Wei Dai comments on Just Imitate Humans?

Wei Dai 16 Sep 2019 7:38 UTC
LW: 2 AF: 2
0
AF

Obviously, there’s other stuff to do to establish a stable unipolar world order

I was asking about this part. I’m not convinced HSIFAUH allows you to do this in a safe way (e.g., without triggering a war that you can’t necessarily win).

Given your lead time from having more computing power than the reckless team, one has to analyze how many doubling periods you have time for.

Another complication here is that the people trying to build ~AIXI can probably build an economically useful ~AIXI using less compute than you need for ~HSIFAUH (for jobs that don’t need to model humans), and start doing their own doublings.

But in terms of extinction threat to real-world humans, this starts to look more like the problem maintaining a power structure over a vast number of humans and less like typical AI alignment difficulties; historically, the former seems to be a solvable problem.

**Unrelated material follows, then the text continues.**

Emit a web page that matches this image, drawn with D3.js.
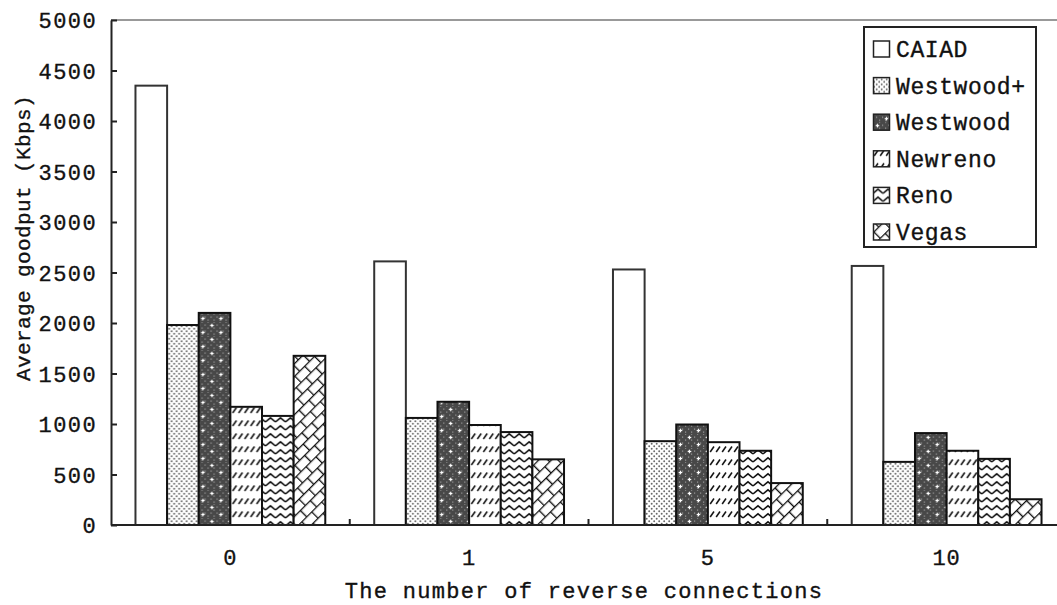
<!DOCTYPE html>
<html>
<head>
<meta charset="utf-8">
<script src="https://cdn.jsdelivr.net/npm/d3@7"></script>
<style>
  html, body { margin: 0; padding: 0; background: #fff; }
  svg { display: block; }
  text { font-family: "Liberation Mono", "DejaVu Sans Mono", monospace; fill: #111; stroke: #111; stroke-width: 0.35px; }
</style>
</head>
<body>
<svg id="chart" width="1057" height="605"></svg>
<script>
// Goodput per algorithm for each number of reverse connections
const categories = ["0", "1", "5", "10"];
const seriesNames = ["CAIAD", "Westwood+", "Westwood", "Newreno", "Reno", "Vegas"];
const caiad       = [4350, 2610, 2530, 2565];
const westwoodPlus = [1980, 1060, 830, 625];
const westwood    = [2100, 1220, 995, 910];
const newreno     = [1170, 990, 820, 735];
const reno        = [1080, 920, 735, 655];
const vegas       = [1675, 650, 415, 255];
const yTicks = [0, 500, 1000, 1500, 2000, 2500, 3000, 3500, 4000, 4500, 5000];

const seriesValues = [caiad, westwoodPlus, westwood, newreno, reno, vegas];
const patternIds = ["p-caiad", "p-wwplus", "p-ww", "p-newreno", "p-reno", "p-vegas"];

const svg = d3.select("#chart");
const plotLeft = 111, plotRight = 1066, plotTop = 20, plotBottom = 525;

const x = d3.scaleBand().domain(categories).range([plotLeft, plotRight])
  .paddingInner(0.205).paddingOuter(0.1025);
const x1 = d3.scaleBand().domain(seriesNames).range([0, x.bandwidth()]);
const y = d3.scaleLinear().domain([0, 5000]).range([plotBottom, plotTop]);

// ---- fill patterns ----
const defs = svg.append("defs");

// CAIAD: plain white
defs.append("pattern").attr("id", "p-caiad").attr("patternUnits", "userSpaceOnUse")
  .attr("width", 4).attr("height", 4)
  .append("rect").attr("width", 4).attr("height", 4).attr("fill", "#fff");

// Westwood+: light stipple
{
  const p = defs.append("pattern").attr("id", "p-wwplus").attr("patternUnits", "userSpaceOnUse")
    .attr("width", 5).attr("height", 5);
  p.append("rect").attr("width", 5).attr("height", 5).attr("fill", "#fff");
  p.append("circle").attr("cx", 1.2).attr("cy", 1.2).attr("r", 0.95).attr("fill", "#666");
  p.append("circle").attr("cx", 3.7).attr("cy", 3.7).attr("r", 0.95).attr("fill", "#666");
}

// Westwood: dark stipple with small light crosses
{
  const p = defs.append("pattern").attr("id", "p-ww").attr("patternUnits", "userSpaceOnUse")
    .attr("width", 18).attr("height", 14);
  p.append("rect").attr("width", 18).attr("height", 14).attr("fill", "#484848");
  for (let i = 0; i < 6; i++) for (let j = 0; j < 5; j++) {
    if ((i + j) % 2 === 0) p.append("rect").attr("x", i * 3).attr("y", j * 3 - 0.5)
      .attr("width", 1.2).attr("height", 1.2).attr("fill", "#9a9a9a");
  }
  [[4.5, 3.5], [13.5, 10.5]].forEach(([cx, cy]) => {
    p.append("rect").attr("x", cx - 1.8).attr("y", cy - 0.6).attr("width", 3.6).attr("height", 1.2).attr("fill", "#fff");
    p.append("rect").attr("x", cx - 0.6).attr("y", cy - 1.8).attr("width", 1.2).attr("height", 3.6).attr("fill", "#fff");
  });
}

// Newreno: rows of short forward-slash dashes
{
  const p = defs.append("pattern").attr("id", "p-newreno").attr("patternUnits", "userSpaceOnUse")
    .attr("width", 6).attr("height", 13);
  p.append("rect").attr("width", 6).attr("height", 13).attr("fill", "#fff");
  p.append("line").attr("x1", 1.2).attr("y1", 10).attr("x2", 5).attr("y2", 4.5)
    .attr("stroke", "#111").attr("stroke-width", 1.5);
}

// Reno: stacked zigzag lines
{
  const p = defs.append("pattern").attr("id", "p-reno").attr("patternUnits", "userSpaceOnUse")
    .attr("width", 10).attr("height", 8);
  p.append("rect").attr("width", 10).attr("height", 8).attr("fill", "#fff");
  p.append("path").attr("d", "M0,6 L5,1.8 L10,6").attr("fill", "none")
    .attr("stroke", "#111").attr("stroke-width", 1.6);
}

// Vegas: diagonal brick
{
  const w = 14, h = 9;
  const p = defs.append("pattern").attr("id", "p-vegas").attr("patternUnits", "userSpaceOnUse")
    .attr("width", w).attr("height", h * 2).attr("patternTransform", "rotate(-45)");
  p.append("rect").attr("width", w).attr("height", h * 2).attr("fill", "#fff");
  p.append("path")
    .attr("d", `M0,0.6 H${w} M0,${h + 0.6} H${w} M0.6,0 V${h} M${w / 2 + 0.6},${h} V${2 * h}`)
    .attr("stroke", "#111").attr("stroke-width", 1.4).attr("fill", "none");
}

// ---- plot frame (top edge) ----
svg.append("line").attr("x1", plotLeft).attr("x2", 1057).attr("y1", plotTop).attr("y2", plotTop)
  .attr("stroke", "#777").attr("stroke-width", 1.6);

// ---- bars ----
const groups = svg.append("g").selectAll("g").data(categories).join("g")
  .attr("transform", c => `translate(${x(c)},0)`);

groups.selectAll("rect").data((c, ci) => seriesNames.map((s, si) => ({ s, si, v: seriesValues[si][ci] })))
  .join("rect")
  .attr("x", d => x1(d.s))
  .attr("y", d => y(d.v))
  .attr("width", x1.bandwidth())
  .attr("height", d => y(0) - y(d.v))
  .attr("fill", d => `url(#${patternIds[d.si]})`)
  .attr("stroke", d => d.si === 0 ? "#333" : "#111")
  .attr("stroke-width", 2);

// ---- axes ----
const yAxis = svg.append("g").attr("transform", `translate(${plotLeft},0)`)
  .call(d3.axisLeft(y).tickValues(yTicks).tickFormat(d3.format("d"))
    .tickSizeInner(-6).tickSizeOuter(0).tickPadding(14));
yAxis.select(".domain").attr("stroke", "#222").attr("stroke-width", 2);
yAxis.selectAll(".tick line").attr("stroke", "#222").attr("stroke-width", 2);
yAxis.selectAll(".tick text").style("font-size", "22px").attr("dy", "0.36em")
  .style("letter-spacing", "1.4px");

const xAxis = svg.append("g").attr("transform", `translate(0,${plotBottom})`)
  .call(d3.axisBottom(x).tickSize(0).tickPadding(27));
xAxis.select(".domain").attr("d", `M${plotLeft},0H1057`).attr("stroke", "#222").attr("stroke-width", 2);
xAxis.selectAll(".tick text").style("font-size", "22px").attr("dy", "0.6em")
  .style("letter-spacing", "1px");

// separators between category groups
const seps = categories.slice(1).map(c => x(c) - x.step() * x.paddingInner() / 2);
svg.append("g").selectAll("line").data(seps).join("line")
  .attr("x1", d => d).attr("x2", d => d).attr("y1", plotBottom).attr("y2", plotBottom - 6)
  .attr("stroke", "#222").attr("stroke-width", 2);

// ---- axis titles ----
svg.append("text").attr("x", 584).attr("y", 598)
  .attr("text-anchor", "middle").style("font-size", "22px").style("letter-spacing", "1.3px")
  .text("The number of reverse connections");

svg.append("text").attr("transform", "translate(30,238) rotate(-90)")
  .attr("text-anchor", "middle").style("font-size", "21px").style("letter-spacing", "0.4px")
  .text("Average goodput (Kbps)");

// ---- legend ----
const legend = svg.append("g");
legend.append("rect").attr("x", 864).attr("y", 27).attr("width", 172).attr("height", 220)
  .attr("fill", "#fff").attr("stroke", "#222").attr("stroke-width", 2);
const items = legend.selectAll("g.item").data(seriesNames).join("g").attr("class", "item")
  .attr("transform", (d, i) => `translate(873,${49 + i * 36.6})`);
items.append("rect").attr("x", 0.5).attr("y", -8).attr("width", 16).attr("height", 16)
  .attr("fill", (d, i) => `url(#${patternIds[i]})`).attr("stroke", "#222").attr("stroke-width", 1.5);
items.append("text").attr("x", 23).attr("y", 8)
  .style("font-size", "23px").style("letter-spacing", "0.6px")
  .text(d => d);
</script>
</body>
</html>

I don’t think we’ve seen a solution that’s very robust though. Plus, having to maintain such a power structure starts to become a human safety problem for the real humans (i.e., potentially causes their values to become corrupted).
- michaelcohen 18 Sep 2019 1:46 UTC
  LW: 1 AF: 1
  0
  AF Parent
  Another complication here is that the people trying to build ~AIXI can probably build an economically useful ~AIXI using less compute than you need for ~HSIFAUH (for jobs that don’t need to model humans), and start doing their own doublings.
  Good point.
  Regarding the other two points, my intuition was that a few dozen people could work out the details satisfactorily in a year. If you don’t share this intuition, I’ll adjust downward on that. But I don’t feel up to putting in those man-hours myself. It seems like there are lots of people without a technical background who are interested in helping avoid AI-based X-risk. Do you think this is a promising enough line of reasoning to be worth some people’s time?
  - Wei Dai 19 Sep 2019 17:58 UTC
    LW: 4 AF: 3
    0
    AF Parent
    
    Regarding the other two points, my intuition was that a few dozen people could work out the details satisfactorily in a year. If you don’t share this intuition, I’ll adjust downward on that.
    
    I’m pretty skeptical of this, but then I’m pretty skeptical of all current safety/alignment approaches and this doesn’t seem especially bad by comparison, so I think it might be worth including in a portfolio approach. But I’d like to better understand why you think it’s promising. Do you have more specific ideas of how ~HSIFAUH can be used to achieve a Singleton and to keep it safe, or just a general feeling that it should be possible?
    - michaelcohen 19 Sep 2019 18:58 UTC
      LW: 1 AF: 1
      0
      AF Parent
      My intuitions are mostly that if you can provide significant rewards and punishments basically for free in imitated humans (or more to the point, memories thereof), and if you can control the flow of information throughout the whole apparatus, and you have total surveillance automatically, this sort of thing is a dictator’s dream. Especially because it usually costs money to make people happy, and in this case, it hardly does—just a bit of computation time. In a world with all the technology in place that a dictator could want, but also it’s pretty cheap to make everyone happy, it strikes me as promising that the system itself could be kept under control.